The advantage of this concept, so the argument goes, is that rapid response allows the target to be engaged within moments of its detection, and destroyed by an accurate weapon generating little in the way of the unpleasantly euphemistic ‘collateral damage’. The alternative, so the proponents of the armed UAV claim, is the lengthy process of calling in ground forces or an air attack, allowing the target forces to disappear and generally resulting in the use of wholly disproportionate strength. This last can result in a significantly higher level of ‘collateral damage’, which is one of the main drivers of disaffection among a population therefore still less likely than before to welcome, let alone accept, any ‘hearts and minds’ approach that is probably being made in much the same period.

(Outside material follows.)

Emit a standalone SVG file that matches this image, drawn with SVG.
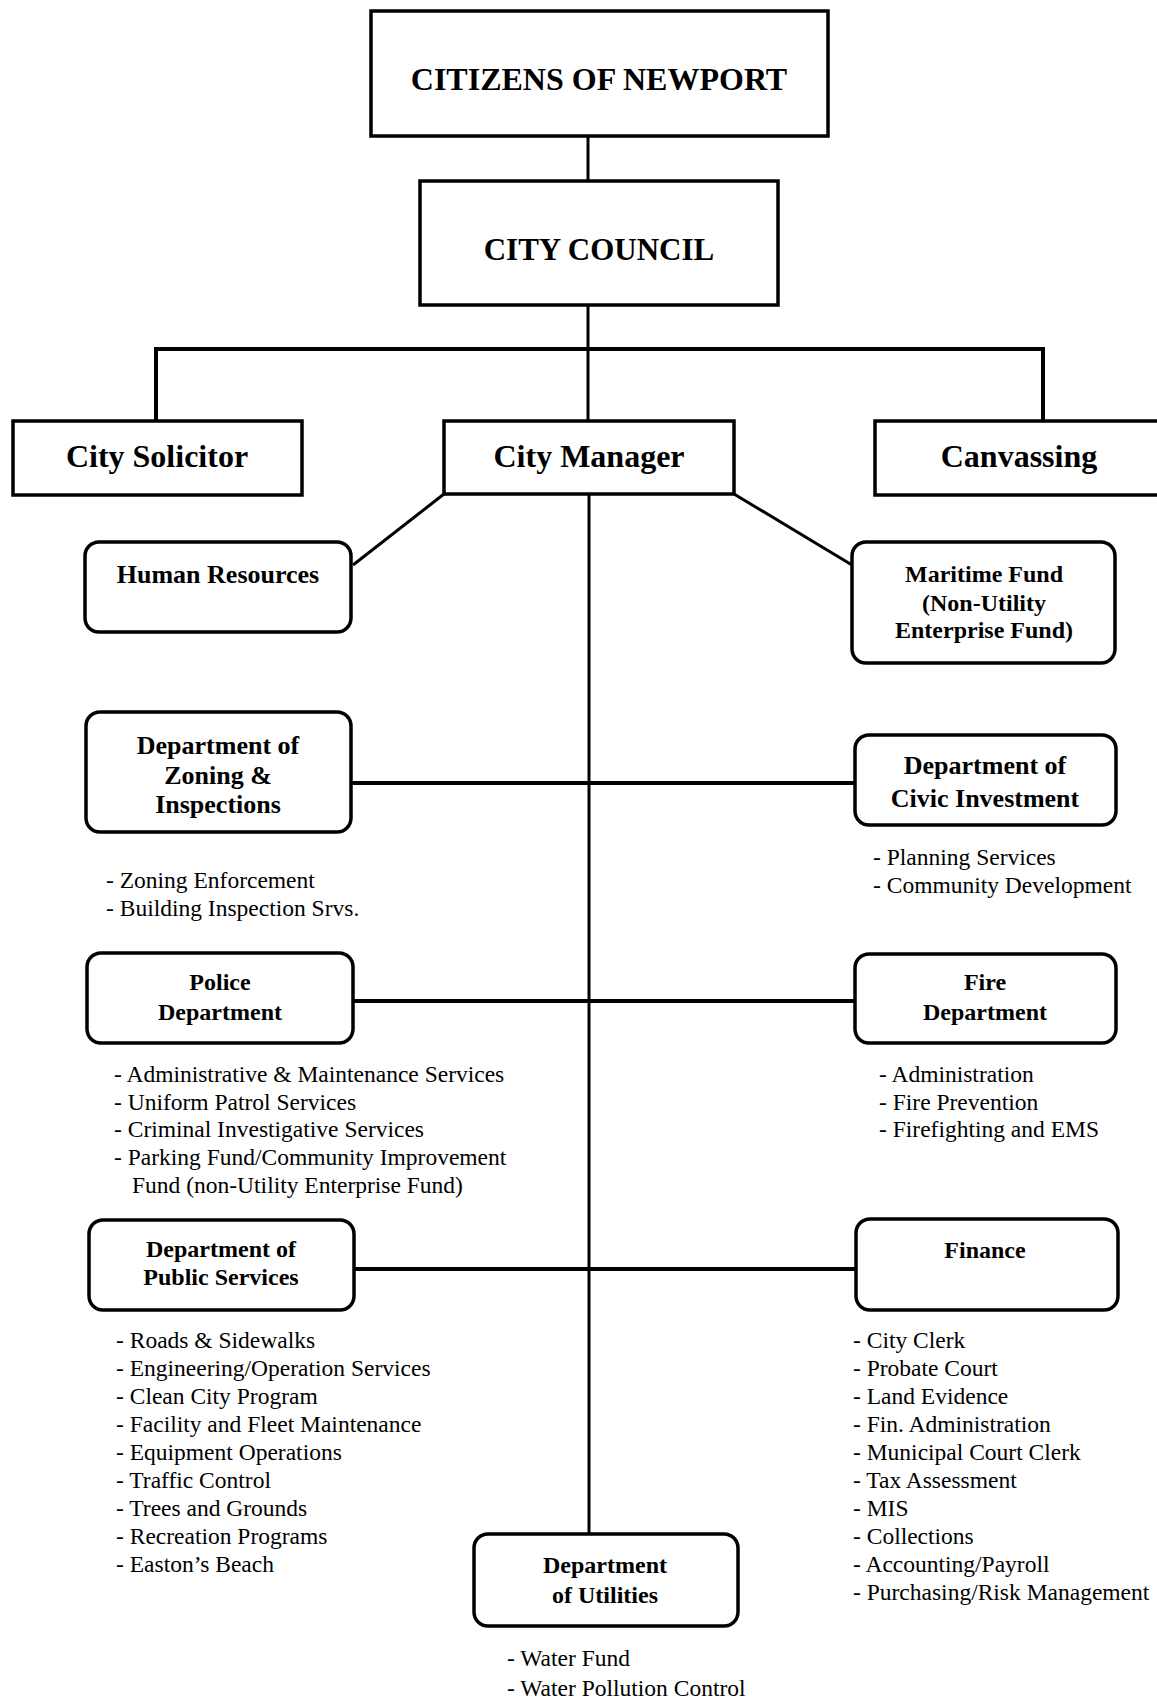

I am wholly convinced that the armed UAV can and indeed does play a useful role in modern warfare, especially of the type where forces of wholly disproportionate size and capability are involved. I am just as completely sure that the poor use of the armed UAV has a negative effect far greater than any positive result that may accrue from sensible use of the UAV. So it’s of huge importance that the controllers of armed UAVs, for the most part young men and women who have often reached their adulthood via large periods in front of a monitor playing ‘shoot ‘em up’ computer games, be properly trained.
This means that they should be pilots trained but also combat-experienced in the art as well as science of ground-attack operations. Controllers without such experience can, I believe, slip into the computer gaming cast of mind in which there is no objective reality – targets are not people but merely electronically generated images without any connection with the real world, let alone humanity. In such circumstances ‘collateral damage’ is the inevitable consequence.
I also believe that the existing tendency toward the dehumanisation of any enemy should be countered by making it mandatory for UAV controllers, and pilots of warplanes and combat helicopters for that matter, to be taken periodically to see, hear and smell the real-life consequences of their work in a world which is often very harsh even under the best of conditions. Only then will these young men and women know fully that all war has desperate real-life consequences for men, women and children, together with the livestock on which they all depend. So controllers must come to appreciate, in the full depth of their unconscious as well as conscious minds, that war is not just a ‘game’ seen at a remove on a monitor in an air-conditioned control station with a soft drink to hand and a comfortable, safe bed in prospect after a hot, nourishing meal at the end of a single shift.